C'est, semble-t-il, un animal qui ne peut pas tolérer un grand stress comme celui d'être déplacé et le taux de mortalité parmi les chevreuils relocalisés risque d'être élevé, selon les spécialistes.
Mais d'euthanasier des chevreuils à Longueuil c'est pas chouette, vaut mieux les déplacer loin et les laisser mourir tranquilles.
Loin des yeux loin du cœur.
Je me demande ce que Michel Chartrand en aurait pensé.
La chasse comme culture
Il y a un Québec de régions qui a la chance d'avoir accès aux grands espaces qui ne sont pas menacés dans l'immédiat par le développement urbain et les changements climatiques.
En 2019, il s'est tué par la chasse 47 600 chevreuils, toutes régions et toutes armes confondues, selon les plus récentes statistiques du ministère des Forêts, de la Faune et des Parcs.
Il existe au Québec une grande culture de chasse et de pêche avec ses magasins, ses événements, ses magasines et même ses émissions de télévision.
Je ne crois pas que ces gens soient davantage en faveur de la pollution et de la destruction des environnements naturels que la moyenne québécoise. Et jusqu'à preuve du contraire, la chasse est strictement encadrée par le ministère (MFFP).
Mais avouons-le, il y a tout un monde qui sépare l'amateur de chasse du client régulier d'une épicerie bio et a fortiori qui le sépare d'un défenseur des chevreuils de Longueuil.
La preuve en est qu'il y a deux ou trois Québecs qui n'ont que peu en commun et qui ne se parlent pas souvent.
Le troisième Québec
On peut défendre les chevreuils du parc Michel-Chartrand ou chasser 47 600 chevreuils par année, mais être indifférent au fait que ces deux réalités cohabitent au sein du même peuple c'est un peu spécial.
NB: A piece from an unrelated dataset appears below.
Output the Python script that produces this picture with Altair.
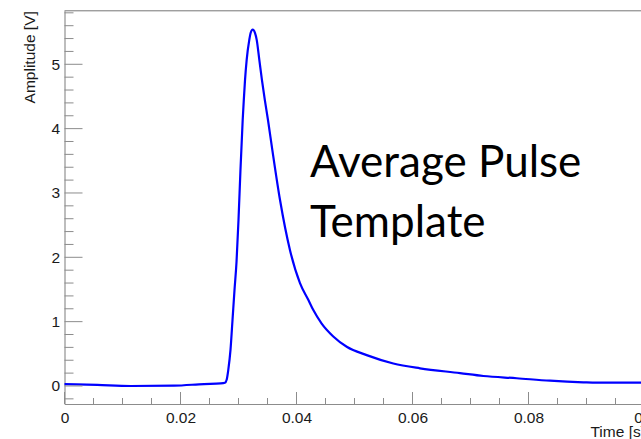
import altair as alt
import pandas as pd

# Averaged pulse: time [s] and amplitude [V]
time_s = [0.0, 0.00566, 0.01141, 0.01888, 0.02405, 0.02693, 0.02767, 0.02797,
          0.02824, 0.02862, 0.02897, 0.02931, 0.02966, 0.03000, 0.03034, 0.03072,
          0.03091, 0.03112, 0.03141, 0.03186, 0.03210, 0.03245, 0.03284, 0.03314,
          0.03359, 0.03405, 0.03455, 0.03509, 0.03583, 0.03716, 0.03888, 0.04060,
          0.04203, 0.04290, 0.04434, 0.04634, 0.04866, 0.05210, 0.05669, 0.06129,
          0.06819, 0.07221, 0.07797, 0.08371, 0.08945, 0.09176, 0.0994]
amplitude_v = [0.03, 0.016, 0.0, 0.005, 0.03, 0.04, 0.05, 0.10,
               0.25, 0.56, 1.03, 1.49, 1.93, 2.58, 3.36, 4.13,
               4.44, 4.75, 5.07, 5.38, 5.49, 5.54, 5.49, 5.38,
               5.07, 4.75, 4.44, 4.13, 3.67, 2.89, 2.11, 1.60,
               1.34, 1.18, 0.97, 0.77, 0.61, 0.48, 0.35, 0.275,
               0.20, 0.155, 0.12, 0.082, 0.057, 0.051, 0.051]

# Axis ticks
x_major = [0.0, 0.02, 0.04, 0.06, 0.08, 0.1]
x_minor = [0.005, 0.01, 0.015, 0.025, 0.03, 0.035, 0.045, 0.05, 0.055,
           0.065, 0.07, 0.075, 0.085, 0.09, 0.095]
y_major = [0, 1, 2, 3, 4, 5]
y_minor = [-0.2, 0.2, 0.4, 0.6, 0.8, 1.2, 1.4, 1.6, 1.8, 2.2, 2.4, 2.6, 2.8,
           3.2, 3.4, 3.6, 3.8, 4.2, 4.4, 4.6, 4.8, 5.2, 5.4, 5.6, 5.8]

annotation = ["Average Pulse", "Template"]

W = 576.5
H = 393.3
AX = "#8c8c8c"
INK = "#1a1a1a"
FONT = "Liberation Sans"

xs = alt.Scale(domain=[0, 0.1], range=[0, 580], nice=False, zero=False)
ys = alt.Scale(domain=[-0.28, 5.833], nice=False, zero=False)

x_axis = alt.Axis(values=x_major, format="~g", ticks=False, grid=False,
                  domainColor=AX, labelFlush=False, labelPadding=6,
                  labelFontSize=15.5, labelFont=FONT, labelColor=INK,
                  titleFont=FONT, titleFontSize=15.5, titleFontWeight="normal",
                  titleColor=INK, titleAnchor="end", titleAlign="right",
                  titleX=580, titleY=27, titleBaseline="middle")
y_axis = alt.Axis(values=y_major, ticks=False, grid=False, domainColor=AX,
                  labelPadding=5, labelFontSize=15.5, labelFont=FONT,
                  labelColor=INK, titleFont=FONT, titleFontSize=15.5,
                  titleFontWeight="normal", titleColor=INK,
                  titleAngle=270, titleAlign="right", titleX=-35.5, titleY=0,
                  titleBaseline="middle")

X = lambda: alt.X("x:Q", scale=xs, title="Time [s]", axis=x_axis)
Y = lambda: alt.Y("y:Q", scale=ys, title="Amplitude [V]", axis=y_axis)

pulse_df = pd.DataFrame({"x": time_s, "y": amplitude_v})

pulse = alt.Chart(pulse_df).mark_line(
    color="#0000ff", strokeWidth=2.2, interpolate="monotone"
).encode(x=X(), y=Y())


def xticks(vals, length):
    return alt.Chart(pd.DataFrame({"x": vals})).mark_rule(color=AX, strokeWidth=1).encode(
        x=X(), y=alt.value(H), y2=alt.value(H - length),
    )


def yticks(vals, length):
    return alt.Chart(pd.DataFrame({"y": vals})).mark_rule(color=AX, strokeWidth=1).encode(
        y=Y(), x=alt.value(0), x2=alt.value(length),
    )


top_frame = alt.Chart(pd.DataFrame({"k": [0]})).mark_rule(color=AX, strokeWidth=1).encode(
    x=alt.value(0), x2=alt.value(W), y=alt.value(0)
)

label = alt.Chart(pd.DataFrame({"txt": [annotation]})).mark_text(
    font="Lato", fontSize=44, align="left", baseline="alphabetic",
    lineHeight=60, color="#000000"
).encode(text="txt", x=alt.value(245.5), y=alt.value(166.5))

chart = alt.layer(
    pulse,
    xticks(x_major, 12), xticks(x_minor, 6),
    yticks(y_major, 18), yticks(y_minor, 9),
    top_frame, label,
).properties(
    width=W, height=H,
    autosize=alt.AutoSizeParams(type="none"),
    padding={"left": 64.5, "top": 10.7, "right": 0, "bottom": 35},
).configure_view(stroke=None).configure(background="white")

chart.save("out.html", embed_options={"renderer": "svg", "actions": False})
Et le ravin s'enfonce bien plus profond que le seul sujet de la chasse. Nos régions sont peu entendues et leur réalité peu connue.
Notre démographie est un entonnoir avec tous nos territoires qui se vident vers Montréal, il y a des enjeux d'accès à la technologie, de transport, d'emplois et de qualité de vie.
On est 8.5 millions, faut se parler!
Si vous prenez un instant pour vous promener au coeur de Chicoutimi, Alma, Sept-Îles et de plein d'autres petites villes loin des grands centres, vous remarquerez qu'une troisième province est en train de se former.
Des jeunes et moins jeunes qui ont à coeur de développer leur coin de pays à eux, sans copier ce qui se fait dans les grandes villes et sans rêver de quitter leur région.
Un troisième Québec en quelque sorte, le Québec des régions branchées, des initiatives locales, de l'implication citoyenne (comme votre journal La Vie d'Ici) et des entrepreneurs ingénieux.
En 2021, faisons l'effort d'encourager ce Québec de demain, qui saura faire le pont entre les chevreuils du parc Michel-Chartrand à Longueuil et les chasseurs de nos régions.